Cleared logs on the road up Mount Trebevic. (Photo by Anna Callaghan)
According to a 2011 report, 53 percent of the country is forested and the industry accounts for 11 percent of total exports. Those statistics both welcome foreign investment for logging and motivate conservationists to push to save it. The question becomes: is preserving nature more important than a profitable logging industry? Or is there room for both?
In Washington, like in Bosnia, there was a historic tension between logging companies and conservationists, and that tension still exists at different levels in both nations today.
The initial timber industry in Washington was catalyzed by the California Gold Rush in 1848 and continued to expand, partly due to new technologies and a new railroad. In the 1870s Washington battled with corruption after Hazard Stevens, the son of the state’s first governor, was accused of taking bribes.
In 1891 the federal government passed a law to help conserve the nation’s forest resources, and set aside land that included 1.5 million acres for a forest reserve on the Olympic Peninsula, which became Olympic National Park. Mount Rainier National Park was created in 1899 and in 1968 environmentalists helped create North Cascades National Park. After WWII the logging industry, weakened by the Great Depression, became less important to the state economy, and the environmental movement spurred efforts to protect the state’s forests.
Mount Maglic, though dwarfed by Rainier, is Bosnia’s highest peak. Its name means “fog,” but we happened to be there on a rare clear day. In discussing the weather another hiker repeated something I heard while sitting at Camp Muir, on Mount Rainier: “If you don’t like the weather, wait five minutes.”

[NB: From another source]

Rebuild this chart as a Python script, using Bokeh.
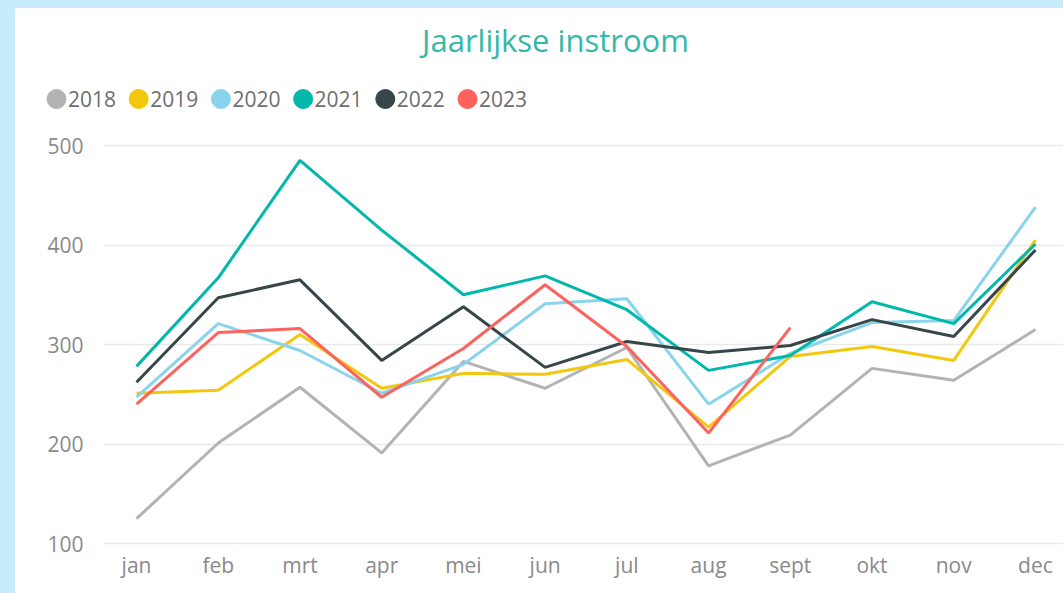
from bokeh.plotting import figure
from bokeh.layouts import column
from bokeh.models import Range1d, FixedTicker, Label, ColumnDataSource
from bokeh.core.properties import value
from bokeh.embed import file_html
from bokeh.resources import INLINE

months = ["jan", "feb", "mrt", "apr", "mei", "jun", "jul", "aug", "sept", "okt", "nov", "dec"]
years = ["2018", "2019", "2020", "2021", "2022", "2023"]
v2018 = [125, 201, 257, 191, 283, 256, 297, 178, 209, 276, 264, 315]
v2019 = [251, 254, 310, 256, 271, 270, 285, 217, 288, 298, 284, 405]
v2020 = [247, 321, 294, 251, 280, 341, 346, 240, 291, 322, 324, 438]
v2021 = [278, 367, 485, 415, 350, 369, 335, 274, 289, 343, 321, 401]
v2022 = [262, 347, 365, 284, 338, 277, 303, 292, 299, 325, 308, 395]
v2023 = [240, 312, 316, 247, 296, 360, 298, 211, 317]
series = [v2018, v2019, v2020, v2021, v2022, v2023]
colors = ["#B3B3B3", "#F2C80F", "#8AD4EB", "#01B8AA", "#374649", "#FD625E"]
y_ticks = [100, 200, 300, 400, 500]

FONT = "Open Sans"
W = 1048
HEAD_H = 117

# ---- header: title + legend (pixel-like coordinates) ----
head = figure(width=W, height=HEAD_H, output_backend="svg", toolbar_location=None,
              x_range=Range1d(0, W), y_range=Range1d(0, HEAD_H),
              x_axis_type=None, y_axis_type=None,
              min_border_left=0, min_border_right=0, min_border_top=0, min_border_bottom=0)
head.outline_line_color = None
head.background_fill_color = "white"
head.border_fill_color = "white"
try:
    head.frame_align = False
except Exception:
    pass

title = Label(x=540, y=HEAD_H - 31, text="Jaarlijkse instroom",
              text_align="center", text_baseline="middle", text_font=FONT,
              text_font_size="31px", text_color="#33b8a9")
head.add_layout(title)

LEG_X0, LEG_PITCH, LEG_Y = 41, 82.2, HEAD_H - 90.5
leg_x = [LEG_X0 + LEG_PITCH * i for i in range(len(years))]
leg_src = ColumnDataSource(dict(x=leg_x, tx=[v + 11.5 for v in leg_x],
                                y=[LEG_Y] * len(years), label=years, color=colors))
head.scatter("x", "y", source=leg_src, marker="circle", size=19,
             fill_color="color", line_color="color")
head.text("tx", "y", text="label", source=leg_src, text_font=value(FONT),
          text_font_size="21px", text_color="#6e6e6e", text_baseline="middle",
          text_align="left")

# ---- main chart ----
PAD = 2 * 400 / 398  # small value padding so edge gridlines are fully visible
p = figure(width=W, height=585 - HEAD_H, output_backend="svg", toolbar_location=None,
           x_range=Range1d(-0.404, 11.343), y_range=Range1d(100 - PAD, 500 + PAD),
           min_border_left=88, min_border_right=0, min_border_top=18, min_border_bottom=48)
p.outline_line_color = None
p.background_fill_color = "white"
p.border_fill_color = "white"
try:
    p.frame_align = False
except Exception:
    pass

idx = list(range(len(months)))
for yr, vals, c in zip(years, series, colors):
    p.line(idx[:len(vals)], vals, line_color=c, line_width=3)

p.xgrid.grid_line_color = None
p.ygrid.grid_line_color = "#e9e9e9"
p.ygrid.grid_line_width = 1.5

p.xaxis.ticker = FixedTicker(ticks=idx)
p.xaxis.major_label_overrides = {i: m for i, m in enumerate(months)}
p.yaxis.ticker = FixedTicker(ticks=y_ticks)
for ax in (p.xaxis, p.yaxis):
    ax.axis_line_color = None
    ax.major_tick_line_color = None
    ax.minor_tick_line_color = None
    ax.major_tick_out = 0
    ax.major_tick_in = 0
    ax.major_label_text_color = "#8a8a8a"
    ax.major_label_text_font = FONT
    ax.major_label_text_font_size = "21px"
p.xaxis.major_label_standoff = 5
p.yaxis.major_label_standoff = 20

layout = column(head, p, spacing=0, styles={"background-color": "white"})

html = file_html(layout, INLINE)
css = ("<style>html{background:#c6ebfb;}"
       "body{background:white;margin:8px 0 0 15px;}</style></head>")
html = html.replace("</head>", css, 1)
open("out.html", "w").write(html)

We traversed open meadows dotted with lingering snowpack and closed-in forests; we wound up switchbacks and scaled rock faces using steel cables. After a few false summits we stood on top, able to clearly see the surrounding peaks in both Bosnia and Montenegro. Other hikers were sprawled out, resting their legs under the sun, sharing stories and food with whomever they happened to be sitting near.
The deteriorated bobsled course from the 1984 Olympic Games, on Mount Trebevic. (Photo by Anna Callaghan)
In 1984 the country (then Yugoslavia) showed off its beauty as it welcomed the world to Sarajevo for the Winter Olympic Games, where local Washington legends Debbie Armstrong, Phil and Steve Mahre, and Rosalynn Sumners all stood atop the podium.
Both Bosnia and the Pacific Northwest are recreational hotspots, home to scraggly mountain peaks, rivers and lakes. The difference is that while people equate the Pacific Northwest with beautiful nature, it’s is not uncommon for people to think of Bosnia as a warring nation still cloaked in a grey fog, even though the war finished almost twenty years ago, and Bosnia, like Washington, is one of the greenest place I’ve ever seen.
There have been more recent efforts to raise awareness about the environment. Groups like Green Visions organize adventure travel and focus on eco-tourism and environmental protection.
It’s a start, but in the long term it will be interesting to see if Bosnia follows the same trajectory as the Pacific Northwest: Will the appreciation of natural resources become a strong enough subculture to counter a powerful logging industry?
In the meantime, the best way to protect Bosnia’s natural beauty may still be with land mines.